By DAVID BARRON, Houston Chronicle
February is Black History Month, and it seems each February offers a supplement to the vast record of civil rights documentaries that reached its peak with Eyes on the Prize, the landmark 14-hour film that traced the movement from the Montgomery bus boycott into the mid-1980s.
By comparison, films about Mexican-Americans and other Latinos who struggled and prevailed against segregation and discrimination are few and far between. That scarcity emphasizes the significance of documentaries such as A Class Apart, which premieres at 8 p.m. Monday on KUHT (Channel
as part of PBS’ American Experience series.
Produced by New York filmmakers Carlos Sandoval and Peter Miller, A Class Apart concerns the landmark 1954 Supreme Court case Hernandez v. Texas, which established Mexican-Americans as a protected class under the 14th Amendment.
It’s only one hour in a saga that deserves a multi-part vehicle to rival Eyes on the Prize in scope. But, especially for Texans, it is a critical starting point.
“Eyes on the Prize was a huge landmark achievement, the product of a generation of dedicated filmmakers and activists,” Miller said. “We’re fortunate now to be at a moment where PBS is showing more programs about the Latino civil rights struggle. This is one story among many, and it would be nice if someday down the line there could be a series devoted to these stories.”
Hernandez v. Texas stemmed from the case of Pete Hernandez, a farmworker accused of killing a man in a bar fight in the Jackson County town of Edna in 1951. His case drew the attention of a group of San Antonio and Houston attorneys, who saw the case as a vehicle to break down the Jim Crow-style laws and customs that oppressed Mexican-Americans in the same fashion as African-Americans.

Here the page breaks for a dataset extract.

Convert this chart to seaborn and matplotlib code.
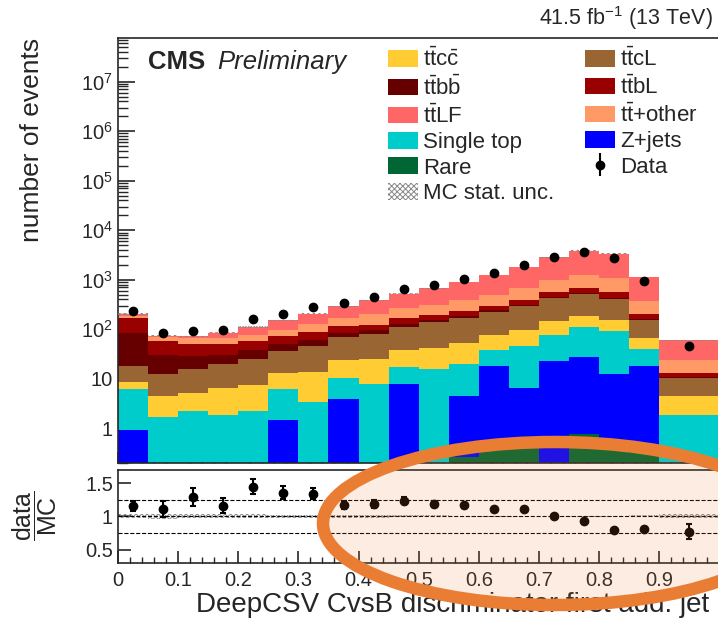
import numpy as np
import pandas as pd
import seaborn as sns
import matplotlib.pyplot as plt
from matplotlib.patches import Patch, Ellipse
from matplotlib.ticker import MultipleLocator, LogLocator, FuncFormatter, NullFormatter

# binning of the discriminator (last bin is wider)
bin_edges = [0.0, 0.05, 0.1, 0.15, 0.2, 0.25, 0.3, 0.35, 0.4, 0.45, 0.5,
             0.55, 0.6, 0.65, 0.7, 0.75, 0.8, 0.85, 0.9, 1.0]

# expected events per process
rare = [0.05, 0.05, 0.05, 0.05, 0.05, 0.05, 0.05, 0.05, 0.05, 0.05,
        0.05, 0.26, 0.36, 0.44, 0.1, 0.78, 0.57, 0.32, 0.05]
zjets = [0.88, 0.1, 0.1, 0.1, 0.1, 1.4, 0.1, 3.95, 0.1, 7.65,
         0.1, 4.24, 17.6, 6.0, 22.7, 27.1, 11.7, 17.7, 0.1]
single_top = [5.17, 1.54, 2.05, 1.75, 2.05, 4.65, 3.25, 6.5, 7.55, 9.8,
              15.85, 15.0, 21.0, 39.3, 55.8, 84.0, 79.3, 22.4, 1.7]
ttcc = [2.6, 2.81, 3.0, 4.7, 5.4, 7.2, 10.3, 13.0, 16.9, 20.5,
        26.3, 33.9, 39.6, 53.3, 67.4, 78.0, 61.4, 24.9, 2.64]
ttcl = [9.3, 7.8, 10.8, 13.2, 17.8, 22.9, 33.3, 47.0, 56.4, 74.0,
        96.7, 116.6, 149.4, 202.0, 278.0, 329.0, 258.0, 90.0, 6.0]
ttbb = [67.0, 17.7, 12.7, 10.2, 12.6, 13.2, 12.5, 14.5, 18.0, 17.0,
        14.0, 20.0, 23.0, 15.0, 20.0, 25.0, 20.0, 8.0, 0.5]
ttbl = [85.0, 27.6, 22.3, 21.0, 19.6, 23.2, 28.0, 31.0, 26.0, 41.0,
        40.0, 49.0, 51.0, 68.0, 116.0, 142.0, 129.0, 36.0, 2.3]
tt_other = [20.0, 12.9, 14.3, 16.3, 21.0, 26.4, 41.5, 54.0, 83.0, 101.0,
            118.0, 160.0, 201.0, 298.0, 450.0, 587.0, 531.0, 170.0, 10.2]
ttlf = [15.0, 4.5, 7.3, 17.7, 33.4, 54.0, 79.0, 123.0, 178.0, 256.0,
        364.0, 507.0, 750.0, 1120.0, 1834.0, 2606.0, 2284.0, 774.0, 36.0]

# observed data and relative MC statistical uncertainty
data_events = [238, 83, 94, 99, 162, 208, 279, 343, 459, 653,
               803, 1060, 1391, 2017, 2872, 3588, 2700, 926, 46]
mc_rel_unc = [0.03, 0.04, 0.03, 0.03, 0.03, 0.025, 0.02, 0.02, 0.02, 0.015,
              0.015, 0.012, 0.01, 0.01, 0.01, 0.01, 0.01, 0.015, 0.03]

ratio_lines = [0.75, 1.0, 1.25]

# stack order, top to bottom (seaborn puts the first hue level on top)
processes = {
    'ttLF': (ttlf, '#ff6666', r'$\mathrm{t\bar{t}LF}$'),
    'ttother': (tt_other, '#ff9966', r'$\mathrm{t\bar{t}}$+other'),
    'ttbL': (ttbl, '#990000', r'$\mathrm{t\bar{t}bL}$'),
    'ttbb': (ttbb, '#660000', r'$\mathrm{t\bar{t}b\bar{b}}$'),
    'ttcL': (ttcl, '#996633', r'$\mathrm{t\bar{t}cL}$'),
    'ttcc': (ttcc, '#ffcc33', r'$\mathrm{t\bar{t}c\bar{c}}$'),
    'Single top': (single_top, '#00cccc', 'Single top'),
    'Z+jets': (zjets, '#0000ff', 'Z+jets'),
    'Rare': (rare, '#006633', 'Rare'),
}

edges = np.array(bin_edges)
centers = 0.5 * (edges[:-1] + edges[1:])
widths = np.diff(edges)

rows = []
for name, (vals, col, lab) in processes.items():
    for c, v in zip(centers, vals):
        rows.append({'x': c, 'events': v, 'process': name})
df = pd.DataFrame(rows)

sns.set_style('ticks')
plt.rcParams['font.family'] = ['Liberation Sans', 'DejaVu Sans']
plt.rcParams['mathtext.fontset'] = 'custom'
plt.rcParams['mathtext.rm'] = 'Liberation Sans'
plt.rcParams['mathtext.it'] = 'Liberation Sans:italic'
plt.rcParams['hatch.linewidth'] = 0.7

fig = plt.figure(figsize=(7.18, 6.21), dpi=100)
ax = fig.add_axes([0.1643, 0.2544, 0.8377, 0.6844])
rax = fig.add_axes([0.1643, 0.0934, 0.8377, 0.1498])

palette = {k: v[1] for k, v in processes.items()}
sns.histplot(data=df, x='x', weights='events', hue='process',
             hue_order=list(processes.keys()), palette=palette,
             multiple='stack', bins=bin_edges, element='bars',
             alpha=1, linewidth=0, legend=False, ax=ax)
ax.set_yscale('log')

total = np.sum([v[0] for v in processes.values()], axis=0)
unc = np.array(mc_rel_unc)
data = np.array(data_events, dtype=float)

ax.bar(centers, 2 * unc * total, bottom=total * (1 - unc), width=widths,
       fill=False, hatch='xxxxxx', edgecolor='#888888', linewidth=0, zorder=4)
data_handle = ax.errorbar(centers, data, yerr=np.sqrt(data), fmt='o', color='k',
                          ms=6, elinewidth=1.5, capsize=0, zorder=6, label='Data')

ax.set_xlim(0, 1)
ax.set_ylim(0.2, 7.6e7)
ax.set_xlabel('')
ax.set_ylabel('')
ax.xaxis.set_major_locator(MultipleLocator(0.1))
ax.xaxis.set_minor_locator(MultipleLocator(0.02))
ax.xaxis.set_major_formatter(NullFormatter())
ax.yaxis.set_major_locator(LogLocator(base=10, numticks=20))
ax.yaxis.set_minor_locator(LogLocator(base=10, subs=np.arange(2, 10), numticks=20))
ax.yaxis.set_minor_formatter(NullFormatter())


def log_label(v, pos):
    if v < 0.5:
        return ''
    if v < 2:
        return '1'
    if v < 20:
        return '10'
    return r'$10^{%d}$' % round(np.log10(v))


ax.yaxis.set_major_formatter(FuncFormatter(log_label))
ax.tick_params(axis='y', which='major', direction='in', length=12, width=1.2, labelsize=14.5)
ax.tick_params(axis='y', which='minor', direction='in', length=7, width=1)
ax.tick_params(axis='x', which='major', direction='in', length=8, width=1.2)
ax.tick_params(axis='x', which='minor', direction='in', length=4, width=1)
for s in ax.spines.values():
    s.set_linewidth(1.2)

# ratio panel
ratio = data / total
ratio_err = np.sqrt(data) / total
rax.bar(centers, 2 * unc, bottom=1 - unc, width=widths, fill=False,
        hatch='xxxxxx', edgecolor='#888888', linewidth=0, zorder=2)
for y in ratio_lines:
    rax.axhline(y, color='k', ls='--', lw=0.8, zorder=3)
rax.errorbar(centers, ratio, yerr=ratio_err, fmt='o', color='k', ms=6,
             elinewidth=1.5, capsize=2.5, capthick=1.5, zorder=5)
rax.set_xlim(0, 1)
rax.set_ylim(0.3, 1.7)
rax.set_yticks([0.5, 1.0, 1.5])
rax.yaxis.set_major_formatter(FuncFormatter(lambda v, p: '%g' % v))
rax.xaxis.set_major_locator(MultipleLocator(0.1))
rax.xaxis.set_minor_locator(MultipleLocator(0.02))
rax.xaxis.set_major_formatter(FuncFormatter(lambda v, p: '' if v > 0.95 else '%g' % round(v, 1)))
rax.tick_params(axis='both', which='major', direction='in', length=9, width=1.2, labelsize=14.5)
rax.tick_params(axis='both', which='minor', direction='in', length=4, width=1)
rax.tick_params(axis='x', pad=6)
for s in rax.spines.values():
    s.set_linewidth(1.2)

# texts
fig.text(32 / 718, 1 - 140 / 621, 'number of events', rotation=90,
         ha='center', va='center', fontsize=19)
fig.text(35 / 718, 1 - 516 / 621, r'$\dfrac{\mathrm{data}}{\mathrm{MC}}$',
         rotation=90, ha='center', va='center', fontsize=18)
fig.text(196 / 718, 1 - 612 / 621, 'DeepCSV CvsB discriminator first add. jet',
         ha='left', va='baseline', fontsize=20)
fig.text(713 / 718, 1 - 18 / 621, r'41.5 fb$^{-1}$ (13 TeV)', ha='right',
         va='center', fontsize=15.5)
fig.text(148 / 718, 1 - 62 / 621, 'CMS', fontweight='bold', ha='left',
         va='center', fontsize=18.5)
fig.text(217 / 718, 1 - 62 / 621, 'Preliminary', style='italic', ha='left',
         va='center', fontsize=18.5)

# legend in two columns
def box(name):
    return Patch(facecolor=processes[name][1], edgecolor='none', label=processes[name][2])


col1 = [box('ttcc'), box('ttbb'), box('ttLF'), box('Single top'), box('Rare'),
        Patch(facecolor='white', edgecolor='#888888', hatch='xxxxxx', lw=0, label='MC stat. unc.')]
col2 = [box('ttcL'), box('ttbL'), box('ttother'), box('Z+jets'), data_handle]
leg_kw = dict(loc='upper left', frameon=False, fontsize=16, borderpad=0,
              borderaxespad=0, handlelength=1.35, handleheight=0.77,
              handletextpad=0.23, labelspacing=0.2)
fig.legend(handles=col1, bbox_to_anchor=(388 / 718, 1 - 48 / 621), **leg_kw)
fig.legend(handles=col2, bbox_to_anchor=(585 / 718, 1 - 48 / 621), **leg_kw)

# highlight ellipse drawn over the plot
fig.add_artist(Ellipse((555 / 718, 1 - 523.5 / 621), 464 / 718, 163 / 621,
                       transform=fig.transFigure, facecolor=(0.918, 0.49, 0.204, 0.14),
                       edgecolor='#ea7d34', lw=9, zorder=10))

fig.savefig('out.png', dpi=100)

The attorneys argued that Hernandez could not receive a fair trial because Jackson County had systematically eliminated Mexican-Americans from juries. The state countered that Mexican-Americans were lumped in with Anglos under the law and thus were not entitled to special treatment under the 14th Amendment’s equal protection clause.
The case, the first to be argued by Mexican-American lawyers before the Supreme Court, was heard during the same term as the Brown v. Board of Education case seeking to outlaw segregation in public schools. In a decision that was overshadowed nationwide by the Brown decision a week later, the court ruled that Mexican-Americans were a distinct group entitled to the same constitutional protection as other minority groups.
As was the case with NAACP attorney and future Supreme Court Justice Thurgood Marshall in the Brown case, Hernandez v. Texas is a story about attorneys — in this case, Gustavo C. “Gus” Garcia and Carlos Cadena of San Antonio and Houston attorneys John J. Herrera and James DeAnda.
Sandoval, whose previous film Farmingville concerned the attempted murders of two Latino day laborers in Long Island, read about the Hernandez case in 2004, the 50th anniversary of the decision, while riding the subway in New York.
“I went to law school and practiced as a lawyer, but I had never heard of the case,” he said. “(The lawyers) took a big chance in that they put the identity of Mexican-Americans on trial. Were they black? Were they white? Were they in between? The fact that the Supreme Court was dealing with these issues in 1954 was fascinating to me.”
His interest in the case paralleled that of Michael Olivas, a professor at the University of Houston law school. Olivas, too, was unfamiliar with the Hernandez case until the late 1980s, a few years after he met and become friends with DeAnda, who was appointed to the federal bench in 1979 and served as chief judge of the Southern District of Texas from 1988 through 2002.
“The Hernandez case, while it has never been accorded the significance it should have, was in many respects a more efficacious decision than Brown,” Olivas said. “The Brown case, with the phrase ‘all deliberate speed,’ was sabotaged and never fully implemented. Hernandez was fully implemented.”
After the Supreme Court ruled in his favor, Hernandez was retried for murder and convicted by a jury that included two Mexican-American women. Some observers believe the case has never received its just due because it lacked the personal drama of the young students associated with Brown v. Board of Education.
“People who ask that question miss the point,” Olivas said. “The point was full participation for Mexican-Americans during the Jim Crow, or what I call the Jaime Crow, era.
“It may have lacked the glare of the Brown case, but it stands on its own legs as equally eloquent because it involved an issue that in many ways is more profound. You can argue that a murder trial is more central to jurisprudence than school attendance.”